A healthy marriage starts with humility. As long as two people understand they do not know everything, they can learn anything. However, when pride enters the marriage relationship, it begins to divide the couple. By recognizing our inability, we are far more likely to create a climate for love to grow.
I have realised that I have no ability to make my marriage work – it is only by God’s grace. I am selfish, anxious, and completely fallen. But, I can approach my husband and ask his forgiveness in all the areas I fall short daily. And I can come to God – at any time – to ask His forgiveness, to ask Him to cleanse my heart, and to help me to grow and change.
I would not grow as an individual if I was filled with pride – pride would prevent me from approaching my husband when I needed to. Pride would stop me from asking him to forgive me. Pride would stop me from risking myself in my marriage – pride would say it’s okay, he should approach me.

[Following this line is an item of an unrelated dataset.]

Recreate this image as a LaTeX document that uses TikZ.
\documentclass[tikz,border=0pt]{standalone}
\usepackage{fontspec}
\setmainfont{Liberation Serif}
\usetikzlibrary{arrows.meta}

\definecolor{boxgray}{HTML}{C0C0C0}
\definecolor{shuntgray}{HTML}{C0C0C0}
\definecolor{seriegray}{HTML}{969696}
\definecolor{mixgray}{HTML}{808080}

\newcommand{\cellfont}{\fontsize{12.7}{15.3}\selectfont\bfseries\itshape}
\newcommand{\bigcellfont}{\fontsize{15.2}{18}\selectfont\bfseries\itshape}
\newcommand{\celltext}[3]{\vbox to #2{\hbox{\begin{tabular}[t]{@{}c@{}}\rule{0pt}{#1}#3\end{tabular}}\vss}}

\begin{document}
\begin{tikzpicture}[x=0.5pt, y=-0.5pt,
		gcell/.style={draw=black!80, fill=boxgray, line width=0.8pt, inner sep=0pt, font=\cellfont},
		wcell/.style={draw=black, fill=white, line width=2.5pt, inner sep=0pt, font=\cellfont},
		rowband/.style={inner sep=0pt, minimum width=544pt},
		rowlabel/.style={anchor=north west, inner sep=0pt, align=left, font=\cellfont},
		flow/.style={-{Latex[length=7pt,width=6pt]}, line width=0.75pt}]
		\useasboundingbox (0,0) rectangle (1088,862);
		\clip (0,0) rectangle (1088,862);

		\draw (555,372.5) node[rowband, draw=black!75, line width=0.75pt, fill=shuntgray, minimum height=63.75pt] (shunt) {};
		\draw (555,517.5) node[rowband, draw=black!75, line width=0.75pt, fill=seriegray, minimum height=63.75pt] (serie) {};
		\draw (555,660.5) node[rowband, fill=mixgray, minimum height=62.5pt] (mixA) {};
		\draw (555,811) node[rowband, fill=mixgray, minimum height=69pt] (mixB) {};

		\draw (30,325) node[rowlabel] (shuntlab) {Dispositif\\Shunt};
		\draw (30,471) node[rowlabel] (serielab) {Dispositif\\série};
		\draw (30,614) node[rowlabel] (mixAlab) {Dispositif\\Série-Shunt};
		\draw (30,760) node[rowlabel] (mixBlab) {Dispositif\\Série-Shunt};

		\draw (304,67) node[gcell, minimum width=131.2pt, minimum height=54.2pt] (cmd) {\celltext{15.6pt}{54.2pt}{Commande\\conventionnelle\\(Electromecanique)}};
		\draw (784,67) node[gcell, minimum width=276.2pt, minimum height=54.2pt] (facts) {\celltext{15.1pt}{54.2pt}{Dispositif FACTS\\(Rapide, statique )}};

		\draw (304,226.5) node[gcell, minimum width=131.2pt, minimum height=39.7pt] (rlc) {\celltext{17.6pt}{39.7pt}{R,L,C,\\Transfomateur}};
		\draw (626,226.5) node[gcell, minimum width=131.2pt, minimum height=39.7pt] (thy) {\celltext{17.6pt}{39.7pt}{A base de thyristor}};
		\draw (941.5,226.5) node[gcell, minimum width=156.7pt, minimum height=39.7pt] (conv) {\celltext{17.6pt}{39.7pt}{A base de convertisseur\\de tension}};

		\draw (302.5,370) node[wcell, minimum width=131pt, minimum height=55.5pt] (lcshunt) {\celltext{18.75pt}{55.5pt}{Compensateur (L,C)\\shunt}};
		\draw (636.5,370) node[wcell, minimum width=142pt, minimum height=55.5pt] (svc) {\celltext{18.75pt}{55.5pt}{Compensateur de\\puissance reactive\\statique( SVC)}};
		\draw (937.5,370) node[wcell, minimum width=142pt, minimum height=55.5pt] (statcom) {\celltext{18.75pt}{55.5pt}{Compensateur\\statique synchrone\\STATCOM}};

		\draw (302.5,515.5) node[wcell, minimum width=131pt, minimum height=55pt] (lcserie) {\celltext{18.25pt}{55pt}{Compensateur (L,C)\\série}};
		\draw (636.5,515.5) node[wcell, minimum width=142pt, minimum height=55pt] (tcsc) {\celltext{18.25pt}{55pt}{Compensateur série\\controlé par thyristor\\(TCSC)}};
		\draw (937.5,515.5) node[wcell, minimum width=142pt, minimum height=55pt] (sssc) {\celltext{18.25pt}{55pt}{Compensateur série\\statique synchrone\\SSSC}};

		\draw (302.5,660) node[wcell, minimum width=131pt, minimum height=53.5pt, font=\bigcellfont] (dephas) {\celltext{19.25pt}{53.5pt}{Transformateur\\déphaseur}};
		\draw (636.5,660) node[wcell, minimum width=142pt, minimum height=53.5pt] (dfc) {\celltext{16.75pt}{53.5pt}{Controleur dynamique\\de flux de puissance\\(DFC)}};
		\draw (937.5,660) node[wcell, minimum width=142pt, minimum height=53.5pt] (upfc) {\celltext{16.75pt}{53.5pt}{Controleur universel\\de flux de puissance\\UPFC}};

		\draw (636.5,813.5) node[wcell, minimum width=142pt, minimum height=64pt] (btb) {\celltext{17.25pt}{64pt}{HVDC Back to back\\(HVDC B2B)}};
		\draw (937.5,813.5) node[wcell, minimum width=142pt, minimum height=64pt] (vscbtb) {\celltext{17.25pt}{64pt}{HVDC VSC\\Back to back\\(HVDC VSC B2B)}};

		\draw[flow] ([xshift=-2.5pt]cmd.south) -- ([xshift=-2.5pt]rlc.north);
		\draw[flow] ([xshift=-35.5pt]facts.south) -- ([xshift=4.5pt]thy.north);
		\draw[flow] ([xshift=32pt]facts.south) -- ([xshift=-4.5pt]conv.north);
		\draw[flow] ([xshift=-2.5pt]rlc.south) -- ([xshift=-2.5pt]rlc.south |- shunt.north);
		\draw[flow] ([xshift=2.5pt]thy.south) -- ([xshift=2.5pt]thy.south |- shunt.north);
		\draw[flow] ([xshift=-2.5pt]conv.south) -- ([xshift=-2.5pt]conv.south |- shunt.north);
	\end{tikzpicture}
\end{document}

You can gain so much from humility.
The trick is to stay humble once you get what you want – forgiveness, a second chance, a change.
Then you should be even more humble, because you have received what was needed, what you needed, it is easy then to become arrogant. But, that is probably when you need more humility – this God, who gave His son, who created the world, as honoured your request for growth and forgiveness, He has seen you and He has loved you.
This man, to whom you are married, as forgiven you and heard you, has agreed to move forward with you.
It is indeed an honour and a humbling experience to be seen and forgiven, and to be loved.
And it only through God’s grace and love and guidance that we ever have any hope of true growth and intimacy in marriage.